## What the exercise asks
Print exactly the lines from the first one down to the line that contains "import * as echarts from 'echarts';", both included, and skip the pictures.

## Information supplied
═══

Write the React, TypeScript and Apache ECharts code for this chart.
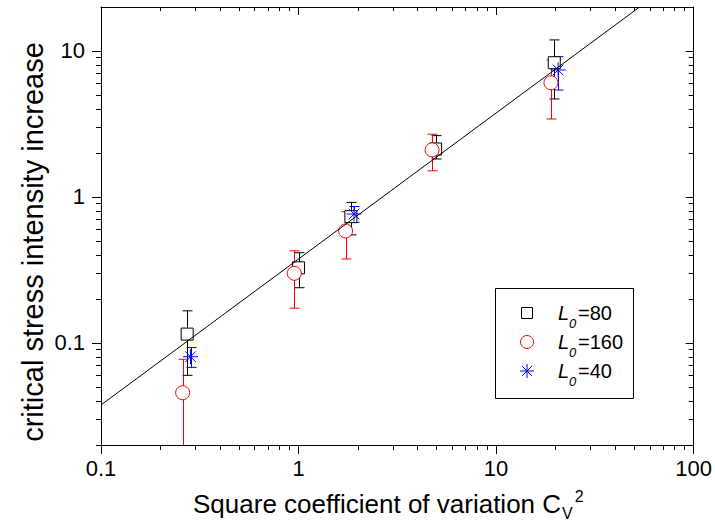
import { useEffect, useRef } from 'react';
import * as echarts from 'echarts';

// ---- axis ticks ----
const xRange = [0.1, 100];
const yRange = [0.02, 20];
const xMajor = [0.1, 1, 10, 100];
const xMajorLabels = ['0.1', '1', '10', '100'];
const xMinor = [0.2, 0.3, 0.4, 0.5, 0.6, 0.7, 0.8, 0.9, 2, 3, 4, 5, 6, 7, 8, 9, 20, 30, 40, 50, 60, 70, 80, 90];
const yMajor = [0.1, 1, 10];
const yMajorLabels = ['0.1', '1', '10'];
const yMinor = [0.02, 0.03, 0.04, 0.05, 0.06, 0.07, 0.08, 0.09, 0.2, 0.3, 0.4, 0.5, 0.6, 0.7, 0.8, 0.9, 2, 3, 4, 5, 6, 7, 8, 9];

// ---- L0 = 80 (squares) ----
const sqX = [0.273, 1.0, 1.84, 4.94, 19.7];
const sqY = [0.115, 0.327, 0.733, 2.13, 8.31];
const sqLo = [0.06, 0.239, 0.55, 1.82, 4.69];
const sqHi = [0.166, 0.415, 0.918, 2.63, 11.9];

// ---- L0 = 160 (circles) ----
const ciX = [0.259, 0.951, 1.73, 4.74, 18.95];
const ciY = [0.0456, 0.3, 0.585, 2.1, 6.06];
const ciLo = [0.02, 0.173, 0.376, 1.51, 3.42];
const ciHi = [0.0773, 0.428, 0.792, 2.69, 8.67];

// ---- L0 = 40 (stars) ----
const stX = [0.284, 1.91, 20.6];
const stY = [0.0805, 0.764, 7.41];
const stLo = [0.068, 0.67, 5.4];
const stHi = [0.093, 0.86, 9.14];

// ---- fitted line ----
const fitX = [0.1, 53];
const fitY = [0.0376, 19.9];

const FONT = '"Liberation Sans", Arial, Helvetica, sans-serif';
const BLACK = '#000000';
const RED = '#ff0000';
const BLUE = '#0000ff';

const L = (v: number) => Math.log10(v);

function labelFor(majors: number[], labels: string[]) {
  return (v: number) => {
    const i = majors.findIndex((m) => Math.abs(L(m) - v) < 1e-6);
    return i >= 0 ? labels[i] : '';
  };
}

function errorSeries(xs: number[], lo: number[], hi: number[], color: string) {
  return {
    type: 'custom',
    xAxisIndex: 0,
    yAxisIndex: 0,
    data: xs.map((x, i) => [x, lo[i], hi[i]]),
    encode: { x: 0, y: [1, 2] },
    renderItem: (params: any, api: any) => {
      const x = api.value(0);
      const pHi = api.coord([x, api.value(2)]);
      const pLo = api.coord([x, api.value(1)]);
      const cs = params.coordSys;
      const bottom = cs.y + cs.height;
      const px = Math.round(pHi[0]) + 0.5;
      const loY = isFinite(pLo[1]) ? Math.min(pLo[1], bottom) : bottom;
      const half = 5;
      const st = { stroke: color, lineWidth: 1 };
      const children: any[] = [
        { type: 'line', shape: { x1: px, y1: pHi[1], x2: px, y2: loY }, style: st },
        { type: 'line', shape: { x1: px - half, y1: pHi[1], x2: px + half, y2: pHi[1] }, style: st },
      ];
      if (pLo[1] < bottom - 0.5) {
        children.push({ type: 'line', shape: { x1: px - half, y1: pLo[1], x2: px + half, y2: pLo[1] }, style: st });
      }
      return { type: 'group', children };
    },
  };
}

function tickAxis(kind: 'x' | 'y', pos: string, values: number[], len: number, inside: boolean, showLine: boolean, label?: any) {
  const rng = kind === 'x' ? xRange : yRange;
  return {
    type: 'value',
    min: L(rng[0]),
    max: L(rng[1]),
    position: pos,
    axisLine: { show: showLine, onZero: false, lineStyle: { color: BLACK, width: 1 } },
    axisTick: { show: true, inside, length: len, customValues: values.map(L), lineStyle: { color: BLACK, width: 1 } },
    axisLabel: label ? label : { show: false },
    splitLine: { show: false },
  };
}

export default function App() {
  const ref = useRef<HTMLDivElement>(null);
  useEffect(() => {
    document.body.style.margin = '0';
    if (!ref.current) return;
    const chart = echarts.init(ref.current, null, { renderer: 'svg' });

    const ctx = document.createElement('canvas').getContext('2d')!;
    const mainTitle = 'Square coefficient of variation C';
    ctx.font = `26px ${FONT}`;
    const wMain = ctx.measureText(mainTitle).width;
    ctx.font = `16px ${FONT}`;
    const wV = ctx.measureText('V').width;
    const titleX = 193;

    const leg = { x: 495, y: 288, w: 138, h: 110, sx: 527, tx: 558, rows: [313, 342, 371] };
    const legNames = ['=80', '=160', '=40'];
    const legText: any[] = [];
    leg.rows.forEach((ry, i) => {
      legText.push(
        { type: 'text', x: leg.tx, y: ry, z: 11, style: { text: 'L', font: `italic 20px ${FONT}`, fill: BLACK, textAlign: 'left', textVerticalAlign: 'middle', align: 'left', verticalAlign: 'middle' } },
        { type: 'text', x: leg.tx + 11, y: ry + 10, z: 11, style: { text: '0', font: `italic 13px ${FONT}`, fill: BLACK, textAlign: 'left', textVerticalAlign: 'middle', align: 'left', verticalAlign: 'middle' } },
        { type: 'text', x: leg.tx + 20, y: ry, z: 11, style: { text: legNames[i], font: `20px ${FONT}`, fill: BLACK, textAlign: 'left', textVerticalAlign: 'middle', align: 'left', verticalAlign: 'middle' } },
      );
    });
    const sr = 7;
    const d = sr * Math.SQRT1_2;
    const starY = leg.rows[2];
    const starLines = [
      [0, -sr, 0, sr], [-sr, 0, sr, 0], [-d, -d, d, d], [-d, d, d, -d],
    ].map((s) => ({ type: 'line', z: 11, shape: { x1: leg.sx + s[0], y1: starY + s[1], x2: leg.sx + s[2], y2: starY + s[3] }, style: { stroke: BLUE, lineWidth: 1 } }));

    const option: any = {
      animation: false,
      backgroundColor: '#ffffff',
      textStyle: { fontFamily: FONT },
      grid: { left: 101, right: 19, top: 7, bottom: 76, containLabel: false },
      xAxis: [
        { type: 'log', logBase: 10, min: xRange[0], max: xRange[1], show: false },
        tickAxis('x', 'bottom', xMajor, 9, false, true, {
          show: true, customValues: xMajor.map(L), formatter: labelFor(xMajor, xMajorLabels),
          margin: 12, fontSize: 22, color: BLACK, fontFamily: FONT,
        }),
        tickAxis('x', 'bottom', xMinor, 5, false, false),
        tickAxis('x', 'top', xMajor, 8, true, true),
        tickAxis('x', 'top', xMinor, 4, true, false),
      ],
      yAxis: [
        { type: 'log', logBase: 10, min: yRange[0], max: yRange[1], show: false },
        tickAxis('y', 'left', yMajor, 9, false, true, {
          show: true, customValues: yMajor.map(L), formatter: labelFor(yMajor, yMajorLabels),
          margin: 16, fontSize: 22, color: BLACK, fontFamily: FONT,
        }),
        tickAxis('y', 'left', yMinor, 5, false, false),
        tickAxis('y', 'right', yMajor, 8, true, true),
        tickAxis('y', 'right', yMinor, 5, true, false),
      ],
      series: [
        {
          type: 'line', xAxisIndex: 0, yAxisIndex: 0,
          data: fitX.map((x, i) => [x, fitY[i]]),
          showSymbol: false, symbol: 'none',
          lineStyle: { color: BLACK, width: 1 },
        },
        errorSeries(sqX, sqLo, sqHi, BLACK),
        {
          type: 'scatter', xAxisIndex: 0, yAxisIndex: 0,
          data: sqX.map((x, i) => [x, sqY[i]]),
          symbol: 'rect', symbolSize: 12,
          itemStyle: { color: '#ffffff', borderColor: BLACK, borderWidth: 1, opacity: 1 },
        },
        errorSeries(ciX, ciLo, ciHi, RED),
        {
          type: 'scatter', xAxisIndex: 0, yAxisIndex: 0,
          data: ciX.map((x, i) => [x, ciY[i]]),
          symbol: 'circle', symbolSize: 14,
          itemStyle: { color: '#ffffff', borderColor: RED, borderWidth: 1, opacity: 1 },
        },
        errorSeries(stX, stLo, stHi, BLUE),
        {
          type: 'scatter', xAxisIndex: 0, yAxisIndex: 0,
          data: stX.map((x, i) => [x, stY[i]]),
          symbol: 'path://M0,-10L0,10M-10,0L10,0M-7.07,-7.07L7.07,7.07M-7.07,7.07L7.07,-7.07',
          symbolSize: 15,
          itemStyle: { color: 'none', borderColor: BLUE, borderWidth: 1, opacity: 1 },
        },
      ],
      graphic: [
        {
          type: 'text', x: 33, y: 242, rotation: Math.PI / 2,
          style: { text: 'critical stress intensity increase', font: `29px ${FONT}`, fill: BLACK, textAlign: 'center', textVerticalAlign: 'middle', align: 'center', verticalAlign: 'middle' },
        },
        {
          type: 'text', x: titleX, y: 504,
          style: { text: mainTitle, font: `26px ${FONT}`, fill: BLACK, textAlign: 'left', textVerticalAlign: 'middle', align: 'left', verticalAlign: 'middle' },
        },
        {
          type: 'text', x: titleX + wMain + 1, y: 513,
          style: { text: 'V', font: `16px ${FONT}`, fill: BLACK, textAlign: 'left', textVerticalAlign: 'middle', align: 'left', verticalAlign: 'middle' },
        },
        {
          type: 'text', x: titleX + wMain + wV + 3, y: 496,
          style: { text: '2', font: `16px ${FONT}`, fill: BLACK, textAlign: 'left', textVerticalAlign: 'middle', align: 'left', verticalAlign: 'middle' },
        },
        {
          type: 'rect', z: 10,
          shape: { x: leg.x + 0.5, y: leg.y + 0.5, width: leg.w, height: leg.h },
          style: { fill: '#ffffff', stroke: BLACK, lineWidth: 1 },
        },
        {
          type: 'rect', z: 11,
          shape: { x: leg.sx - 5.5, y: leg.rows[0] - 5.5, width: 11, height: 11 },
          style: { fill: '#ffffff', stroke: BLACK, lineWidth: 1 },
        },
        {
          type: 'circle', z: 11,
          shape: { cx: leg.sx, cy: leg.rows[1], r: 6.5 },
          style: { fill: '#ffffff', stroke: RED, lineWidth: 1 },
        },
        ...starLines,
        ...legText,
      ],
    };
    chart.setOption(option);
    return () => chart.dispose();
  }, []);
  return <div ref={ref} style={{ width: 715, height: 521 }} />;
}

═══

## Task response
Write the React, TypeScript and Apache ECharts code for this chart.
import { useEffect, useRef } from 'react';
import * as echarts from 'echarts';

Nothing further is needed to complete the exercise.